#### [Objective]
Please print exactly the lines below, from the start of the material up to and including the line with "sp.set_linewidth(1.1)", but none of the pictures.

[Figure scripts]

##############################

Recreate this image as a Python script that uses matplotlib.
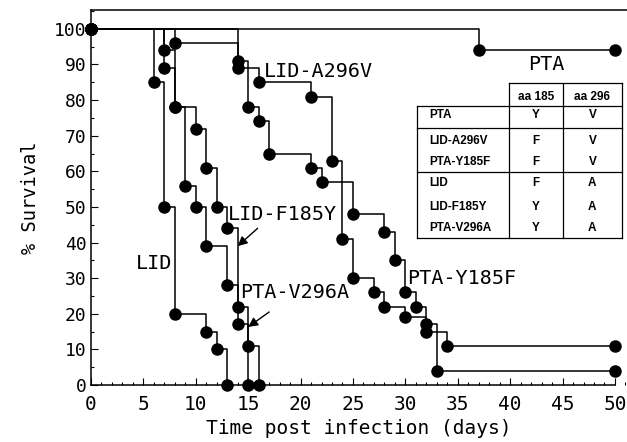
import matplotlib
matplotlib.use('Agg')
import matplotlib.pyplot as plt
from matplotlib.ticker import MultipleLocator

# survival curves (day, % survival)
pta_t = [0, 37, 50]
pta_s = [100, 94, 94]
lid_t = [0, 6, 7, 8, 11, 12, 13]
lid_s = [100, 85, 50, 20, 15, 10, 0]
f185y_t = [0, 7, 8, 10, 11, 12, 13, 14, 15, 16]
f185y_s = [100, 94, 78, 72, 61, 50, 44, 22, 11, 0]
v296a_t = [0, 7, 8, 9, 10, 11, 13, 14, 15]
v296a_s = [100, 89, 78, 56, 50, 39, 28, 17, 0]
y185f_t = [0, 14, 15, 16, 17, 21, 22, 25, 28, 29, 30, 31, 32, 33, 50]
y185f_s = [100, 91, 78, 74, 65, 61, 57, 48, 43, 35, 26, 22, 17, 4, 4]
a296v_t = [0, 8, 14, 16, 21, 23, 24, 25, 27, 28, 30, 32, 34, 50]
a296v_s = [100, 96, 89, 85, 81, 63, 41, 30, 26, 22, 19, 15, 11, 11]

curves = [(pta_t, pta_s), (lid_t, lid_s), (f185y_t, f185y_s),
          (v296a_t, v296a_s), (y185f_t, y185f_s), (a296v_t, a296v_s)]

# table contents
tbl_head = ['aa 185', 'aa 296']
tbl_names = ['PTA', 'LID-A296V', 'PTA-Y185F', 'LID', 'LID-F185Y', 'PTA-V296A']
tbl_185 = ['Y', 'F', 'F', 'F', 'Y', 'Y']
tbl_296 = ['V', 'V', 'V', 'A', 'A', 'A']

mono = 'DejaVu Sans Mono'

fig = plt.figure(figsize=(6.27, 4.42), dpi=100)
ax = fig.add_axes([91/627, 1-385/442, 1-91/627, 375/442])

for t, s in curves:
    ax.step(t, s, where='post', color='black', lw=1.1, clip_on=False)
    ax.plot(t, s, 'o', color='black', ms=8, clip_on=False, zorder=5)

ax.set_xlim(0, 51.15)
ax.set_ylim(0, 105.3)
ax.spines['right'].set_visible(False)
ax.spines['bottom'].set_bounds(0, 50)
for sp in ax.spines.values():
    sp.set_linewidth(1.1)

ax.xaxis.set_major_locator(MultipleLocator(5))
ax.xaxis.set_minor_locator(MultipleLocator(1))
ax.yaxis.set_major_locator(MultipleLocator(10))
ax.yaxis.set_minor_locator(MultipleLocator(5))
ax.set_xticks(range(0, 51, 5))
ax.set_yticks(range(0, 101, 10))
ax.tick_params(which='both', direction='in', top=False, right=False, width=0.8)
ax.tick_params(which='major', length=5)
ax.tick_params(which='minor', length=2.5)
ax.tick_params(axis='x', pad=7)
ax.tick_params(axis='y', pad=3)
for lab in ax.get_xticklabels():
    lab.set_family(mono)
    lab.set_fontsize(14)
for lab in ax.get_yticklabels():
    lab.set_family(mono)
    lab.set_fontsize(13)

ax.set_xlabel('Time post infection (days)', family=mono, fontsize=14, labelpad=4)
ax.set_ylabel('% Survival', family=mono, fontsize=13.5, labelpad=10)

# curve labels
lab_kw = dict(family=mono, fontsize=14.5, va='center')
ax.text(16.5, 88, 'LID-A296V', **lab_kw)
ax.text(41.7, 90, 'PTA', **lab_kw)
ax.text(13.1, 48, 'LID-F185Y', **lab_kw)
ax.text(4.3, 34, 'LID', **lab_kw)
ax.text(14.2, 26, 'PTA-V296A', **lab_kw)
ax.text(30.2, 30, 'PTA-Y185F', **lab_kw)

arr = dict(arrowstyle='-|>', color='black', lw=1, mutation_scale=14, shrinkA=0, shrinkB=0)
ax.annotate('', xy=(14.0, 39), xytext=(15.9, 44), arrowprops=arr)
ax.annotate('', xy=(15.0, 16.3), xytext=(17.0, 20.5), arrowprops=arr)

# table
xl, xc1, xc2, xr = 31.1, 39.9, 45.0, 50.7
yt, yh, y1, y2, yb = 84.8, 78.4, 72.2, 59.8, 41.3
lk = dict(color='black', lw=0.9)
ax.plot([xc1, xr], [yt, yt], **lk)
for xx in (xc1, xc2, xr):
    ax.plot([xx, xx], [yt, yb], **lk)
ax.plot([xl, xl], [yh, yb], **lk)
for yy in (yh, y1, y2, yb):
    ax.plot([xl, xr], [yy, yy], **lk)

tk = dict(family='Liberation Sans', fontweight='bold', fontsize=8.5, va='center')
ax.text((xc1 + xc2) / 2, 80.9, tbl_head[0], ha='center', **tk)
ax.text((xc2 + xr) / 2, 80.9, tbl_head[1], ha='center', **tk)
row_y = [75.8, 68.5, 62.6, 56.7, 50.0, 44.1]
for yy, n, a, b in zip(row_y, tbl_names, tbl_185, tbl_296):
    ax.text(32.3, yy, n, ha='left', **tk)
    ax.text((xc1 + xc2) / 2, yy, a, ha='center', **tk)
    ax.text((xc2 + xr) / 2, yy, b, ha='center', **tk)

fig.savefig('out.png', dpi=100)
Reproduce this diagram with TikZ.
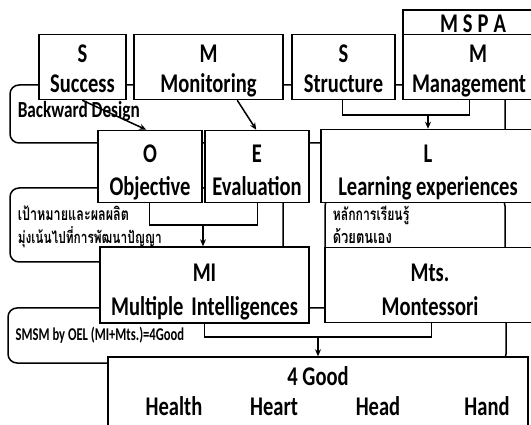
\documentclass[tikz,border=0pt]{standalone}
\usepackage{fontspec}
\setmainfont{Carlito}[FakeStretch=0.76]
\newfontfamily\lblfont{Carlito}[FakeStretch=0.75]
\newfontfamily\smfont{Carlito}[FakeStretch=0.70]
\newfontfamily\thaifont[Script=Thai,FakeStretch=0.72]{Loma}
\usetikzlibrary{arrows.meta,calc}
\newcommand\tl[1]{\rule{0pt}{#1pt}}
\newcommand\bl{\rule[-7pt]{0pt}{7pt}}
\begin{document}
\begin{tikzpicture}[x=1pt,y=-1pt,line width=1.5pt,
  box/.style={draw,fill=white,rectangle,inner sep=0pt,align=center,
    font=\fontsize{27}{30}\selectfont\bfseries},
  box2/.style={box,font=\fontsize{27}{33}\selectfont\bfseries},
  box3/.style={box,font=\fontsize{27}{34}\selectfont\bfseries},
  grp/.style={draw,rounded corners=9pt},
  lbl/.style={inner sep=0pt,anchor=base west},
  good/.style={inner sep=0pt,anchor=base,font=\fontsize{27}{30}\selectfont\bfseries},
  arr/.style={-{Stealth[length=7pt,width=6pt]}}]
\useasboundingbox (0,0) rectangle (531,425);
\fill[white] (0,0) rectangle (531,425);
% group outlines
\draw[grp] (10,85) rectangle (505,143);
\draw[grp] (10,188) rectangle (283,262);
\draw[grp] (325,197) rectangle (505,262);
\draw[grp] (8,308) rectangle (506,363);
% boxes
\node[box,minimum width=150,minimum height=27] (mspa) at (478,23.5) {M\hspace{5pt}S\hspace{5pt}P\hspace{5pt}A\hspace{10pt}};
\node[box,minimum width=87,minimum height=60] (s1) at (82.5,67) {\tl{28}S\\Success\bl};
\node[box,minimum width=149,minimum height=60] (m1) at (208.5,67) {\tl{28}M\\Monitoring\bl};
\node[box,minimum width=103,minimum height=60] (s2) at (343.5,67) {\tl{28}S\\Structure\bl};
\node[box,minimum width=150,minimum height=60] (m2) at (478,67) {\tl{28}M\\Management\hspace{18pt}\bl};
\node[box2,minimum width=104,minimum height=67] (o) at (150,166.5) {\tl{32}O\\Objective\bl};
\node[box2,minimum width=104,minimum height=67] (e) at (257,166.5) {\tl{32}E\\Evaluation\bl};
\node[box2,minimum width=214,minimum height=66] (l) at (428,166) {\tl{33}L\\Learning experiences\bl};
\node[box3,minimum width=209,minimum height=66] (mi) at (204.5,285) {\tl{35}MI\\Multiple\hspace{0.12em} Intelligences\bl};
\node[box3,minimum width=210,minimum height=66] (mts) at (430,285) {\tl{34}Mts.\\Montessori\bl};
\node[box,minimum width=420,minimum height=90] (g) at (318,402) {};
\node[good] (g0) at (318,385) {4 Good};
\node[good] (g1) at (174,415) {Health};
\node[good] (g2) at (274,415) {Heart};
\node[good] (g3) at (378,415) {Head};
\node[good] (g4) at (487,415) {Hand};
% labels
\node[lbl,font=\lblfont\fontsize{23}{26}\selectfont\bfseries] (bd) at (17,118) {Backward Design};
\node[lbl,font=\smfont\fontsize{18}{21}\selectfont\bfseries] (sm) at (15,341) {SMSM by OEL (MI+Mts.)=4Good};
\node[lbl,font=\thaifont\fontsize{17.5}{19}\selectfont\bfseries] (t1) at (17,221) {เป้าหมายและผลผลิต};
\node[lbl,font=\thaifont\fontsize{16.5}{19}\selectfont\bfseries] (t2) at (17,244) {มุ่งเน้นไปที่การพัฒนาปัญญา};
\node[lbl,font=\thaifont\fontsize{17}{19}\selectfont\bfseries] (t3) at (332,221) {หลักการเรียนรู้};
\node[lbl,font=\thaifont\fontsize{18}{19}\selectfont\bfseries] (t4) at (332,244) {ด้วยตนเอง};
% connectors
\draw[arr] ([xshift=44]s1.south west) -- ([xshift=49]o.north west);
\draw[arr] ([xshift=104]m1.south west) -- ([xshift=52]e.north west);
\coordinate (j1) at (428,115);
\draw ([xshift=51]s2.south west) |- (j1) -| ([xshift=67]m2.south west);
\draw[arr] (j1) -- (j1 |- l.north);
\coordinate (j2) at (203,225);
\draw ([xshift=52]o.south west) |- (j2) -| ([xshift=53]e.south west);
\draw[arr] (j2) -- (j2 |- mi.north);
\coordinate (j3) at (318,337);
\draw ([xshift=105]mi.south west) |- (j3) -| ([xshift=107]mts.south west);
\draw[arr] (j3) -- (j3 |- g.north);
\end{tikzpicture}
\end{document}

##############################

#### [The solution]
Recreate this image as a Python script that uses matplotlib.
import matplotlib
matplotlib.use('Agg')
import matplotlib.pyplot as plt
from matplotlib.ticker import MultipleLocator

# survival curves (day, % survival)
pta_t = [0, 37, 50]
pta_s = [100, 94, 94]
lid_t = [0, 6, 7, 8, 11, 12, 13]
lid_s = [100, 85, 50, 20, 15, 10, 0]
f185y_t = [0, 7, 8, 10, 11, 12, 13, 14, 15, 16]
f185y_s = [100, 94, 78, 72, 61, 50, 44, 22, 11, 0]
v296a_t = [0, 7, 8, 9, 10, 11, 13, 14, 15]
v296a_s = [100, 89, 78, 56, 50, 39, 28, 17, 0]
y185f_t = [0, 14, 15, 16, 17, 21, 22, 25, 28, 29, 30, 31, 32, 33, 50]
y185f_s = [100, 91, 78, 74, 65, 61, 57, 48, 43, 35, 26, 22, 17, 4, 4]
a296v_t = [0, 8, 14, 16, 21, 23, 24, 25, 27, 28, 30, 32, 34, 50]
a296v_s = [100, 96, 89, 85, 81, 63, 41, 30, 26, 22, 19, 15, 11, 11]

curves = [(pta_t, pta_s), (lid_t, lid_s), (f185y_t, f185y_s),
          (v296a_t, v296a_s), (y185f_t, y185f_s), (a296v_t, a296v_s)]

# table contents
tbl_head = ['aa 185', 'aa 296']
tbl_names = ['PTA', 'LID-A296V', 'PTA-Y185F', 'LID', 'LID-F185Y', 'PTA-V296A']
tbl_185 = ['Y', 'F', 'F', 'F', 'Y', 'Y']
tbl_296 = ['V', 'V', 'V', 'A', 'A', 'A']

mono = 'DejaVu Sans Mono'

fig = plt.figure(figsize=(6.27, 4.42), dpi=100)
ax = fig.add_axes([91/627, 1-385/442, 1-91/627, 375/442])

for t, s in curves:
    ax.step(t, s, where='post', color='black', lw=1.1, clip_on=False)
    ax.plot(t, s, 'o', color='black', ms=8, clip_on=False, zorder=5)

ax.set_xlim(0, 51.15)
ax.set_ylim(0, 105.3)
ax.spines['right'].set_visible(False)
ax.spines['bottom'].set_bounds(0, 50)
for sp in ax.spines.values():
    sp.set_linewidth(1.1)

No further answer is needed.